Abstract

We present the first detection of an onset of a coronal mass ejection (CME) in the coronal green-line emission (Fe XIV λ5303, 2 MK) by the two-dimensional Doppler coronagraph NOGIS (Norikura Green-Line Imaging System) at the Norikura Solar Observatory, National Astronomical Observatory of Japan. On 2003 June 1-2, NOGIS continuously observed the birthplace of a that originated in a complex of two neighboring magnetic flux systems across the solar equator: a flare-productive NOAA Active Region 10365, and a bundle of face-on coronal loops overlaying a quiescent filament. An early precursor of the event was a density enhancement of a 2 MK plasma in between the two flux systems.
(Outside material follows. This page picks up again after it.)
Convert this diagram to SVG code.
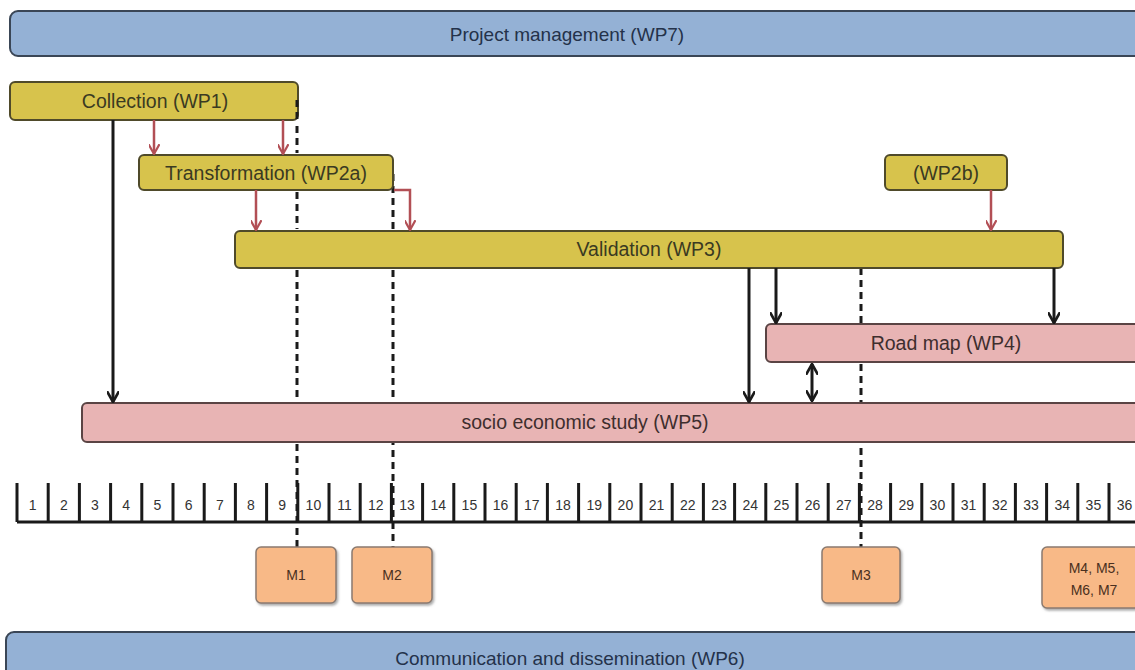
<svg xmlns="http://www.w3.org/2000/svg" width="1135" height="670" viewBox="0 0 1135 670">
<style>
text{font-family:"Liberation Sans",Arial,sans-serif;text-anchor:middle}
.blue{fill:#94b1d5;stroke:#3a4656;stroke-width:2}
.yel{fill:#d7c34c;stroke:#4f4a2a;stroke-width:2}
.pink{fill:#e8b4b4;stroke:#5a4444;stroke-width:2}
.ms{fill:#f8b987;stroke:#8a7a70;stroke-width:1.5;filter:url(#sh)}
.lbl{font-size:19.5px;fill:#3a3a22}
.lblb{font-size:19px;fill:#24324a}
.lblp{font-size:19.5px;fill:#3e2e2e}
.num{font-size:14px;fill:#333}
.mst{font-size:14px;fill:#4a3020}
.red{stroke:#b24f55;stroke-width:2.5;fill:none;marker-end:url(#ar)}
.blk{stroke:#1a1a1a;stroke-width:3;fill:none;marker-end:url(#ab)}
.dash{stroke:#1a1a1a;stroke-width:3;stroke-dasharray:7,5;fill:none}
.tick{stroke:#1a1a1a;stroke-width:3}
</style>
<defs>
<marker id="ar" viewBox="0 0 10 10" refX="9" refY="5" markerWidth="11" markerHeight="11" orient="auto" markerUnits="userSpaceOnUse">
<path d="M0,0 L9,5 L0,10" fill="none" stroke="#b24f55" stroke-width="2"/>
</marker>
<marker id="ab" viewBox="0 0 10 10" refX="9" refY="5" markerWidth="12" markerHeight="12" orient="auto" markerUnits="userSpaceOnUse">
<path d="M0,0 L9,5 L0,10" fill="none" stroke="#1a1a1a" stroke-width="2.2"/>
</marker>
<marker id="abs" viewBox="0 0 10 10" refX="1" refY="5" markerWidth="12" markerHeight="12" orient="auto" markerUnits="userSpaceOnUse">
<path d="M10,0 L1,5 L10,10" fill="none" stroke="#1a1a1a" stroke-width="2.2"/>
</marker>
<filter id="sh" x="-20%" y="-20%" width="140%" height="140%">
<feDropShadow dx="1.5" dy="2" stdDeviation="1.2" flood-color="#777" flood-opacity="0.6"/>
</filter>
</defs>

<g id="milestone-lines">
<path class="dash" d="M393,174 V547"/>
<path class="dash" d="M861,268 V547"/>
</g>

<g id="wp7"><rect class="blue" x="10" y="11" width="1140" height="45" rx="8"/><text class="lblb" x="567" y="41">Project management (WP7)</text></g>
<g id="wp1"><rect class="yel" x="10" y="82" width="288" height="38" rx="5"/><text class="lbl" x="155" y="108">Collection (WP1)</text></g>
<g id="wp2a"><rect class="yel" x="139" y="155" width="254" height="35" rx="5"/><text class="lbl" x="266" y="180">Transformation (WP2a)</text></g>
<g id="wp2b"><rect class="yel" x="885" y="155" width="122" height="35" rx="5"/><text class="lbl" x="946" y="180">(WP2b)</text></g>
<g id="wp3"><rect class="yel" x="235" y="231" width="828" height="37" rx="5"/><text class="lbl" x="649" y="256">Validation (WP3)</text></g>
<g id="wp4"><rect class="pink" x="766" y="324" width="380" height="38" rx="5"/><text class="lblp" x="946" y="350">Road map (WP4)</text></g>
<g id="wp5"><rect class="pink" x="82" y="403" width="1070" height="39" rx="5"/><text class="lblp" x="585" y="429">socio economic study (WP5)</text></g>

<g id="m1-line">
<path class="dash" d="M297,100 V120 M297,126 V153 M297,192 V229 M297,270 V401 M297,444 V547"/>
</g>

<g id="connectors">
<path class="red" d="M154,120 V154"/>
<path class="red" d="M283,120 V154"/>
<path class="red" d="M256,190 V230"/>
<path class="red" d="M394,190 H410 V230"/>
<path class="red" d="M991,190 V230"/>
<path class="blk" d="M113,120 V402"/>
<path class="blk" d="M749,268 V402"/>
<path class="blk" d="M776,268 V323"/>
<path class="blk" d="M1054,268 V323"/>
<path class="blk" d="M812,364 V401" style="marker-start:url(#abs)"/>
</g>

<g id="timeline">
<path stroke="#1a1a1a" stroke-width="3" d="M17,522 H1135"/>
<g class="tick">
<path d="M17,483V522M48.2,483V522M79.4,483V522M110.6,483V522M141.8,483V522M173,483V522M204.2,483V522M235.4,483V522M266.6,483V522M297.8,483V522M329,483V522M360.2,483V522M391.4,483V522M422.6,483V522M453.8,483V522M485,483V522M516.2,483V522M547.4,483V522M578.6,483V522M609.8,483V522M641,483V522M672.2,483V522M703.4,483V522M734.6,483V522M765.8,483V522M797,483V522M828.2,483V522M859.4,483V522M890.6,483V522M921.8,483V522M953,483V522M984.2,483V522M1015.4,483V522M1046.6,483V522M1077.8,483V522M1109,483V522"/>
</g>
<g class="num">
<text x="32.6" y="510">1</text><text x="63.8" y="510">2</text><text x="95" y="510">3</text><text x="126.2" y="510">4</text><text x="157.4" y="510">5</text><text x="188.6" y="510">6</text><text x="219.8" y="510">7</text><text x="251" y="510">8</text><text x="282.2" y="510">9</text><text x="313.4" y="510">10</text><text x="344.6" y="510">11</text><text x="375.8" y="510">12</text><text x="407" y="510">13</text><text x="438.2" y="510">14</text><text x="469.4" y="510">15</text><text x="500.6" y="510">16</text><text x="531.8" y="510">17</text><text x="563" y="510">18</text><text x="594.2" y="510">19</text><text x="625.4" y="510">20</text><text x="656.6" y="510">21</text><text x="687.8" y="510">22</text><text x="719" y="510">23</text><text x="750.2" y="510">24</text><text x="781.4" y="510">25</text><text x="812.6" y="510">26</text><text x="843.8" y="510">27</text><text x="875" y="510">28</text><text x="906.2" y="510">29</text><text x="937.4" y="510">30</text><text x="968.6" y="510">31</text><text x="999.8" y="510">32</text><text x="1031" y="510">33</text><text x="1062.2" y="510">34</text><text x="1093.4" y="510">35</text><text x="1124.6" y="510">36</text>
</g>
</g>

<g id="m1"><rect class="ms" x="256" y="547" width="80" height="56" rx="5"/><text class="mst" x="296" y="580">M1</text></g>
<g id="m2"><rect class="ms" x="352" y="547" width="80" height="56" rx="5"/><text class="mst" x="392" y="580">M2</text></g>
<g id="m3"><rect class="ms" x="822" y="547" width="78" height="56" rx="5"/><text class="mst" x="861" y="580">M3</text></g>
<g id="m4-7"><rect class="ms" x="1042" y="547" width="110" height="61" rx="5"/><text class="mst" x="1094" y="573">M4, M5,</text><text class="mst" x="1094" y="595">M6, M7</text></g>

<g id="wp6"><rect class="blue" x="6" y="632" width="1150" height="50" rx="8"/><text class="lblb" x="570" y="665">Communication and dissemination (WP6)</text></g>
</svg>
Following a filament eruption from NOAA AR 10365 that was observed by the Transition Region and Coronal Explorer (TRACE) in the 195 A passband (1.6 MK), NOGIS observed a blueshifted bubble and a redshifted wave that almost simultaneously expanded from the boundary of NOAA AR 10365 and the overlying dense region. The redshifted wave propagated toward the face-on loop system and triggered a damping oscillation in Doppler shifts among the adjacent loops within the system. The blueshifted bubble propagated both inward and upward. The inward motion triggered an M6.5 flare in AR 10365, while the upward motion evolved into a partial halo that had an angular extent covering the latitudinal range of the two flux systems. Differing from typical disturbances that evolve within a single flux system with a bipolar arcade on its center, our event proceeded via interaction, which was a presumably magnetic reconnection between separatrices of the two flux systems. These observational properties may suggest the existence of CME corridors in multiple complex flux systems, from which huge CMEs can be launched.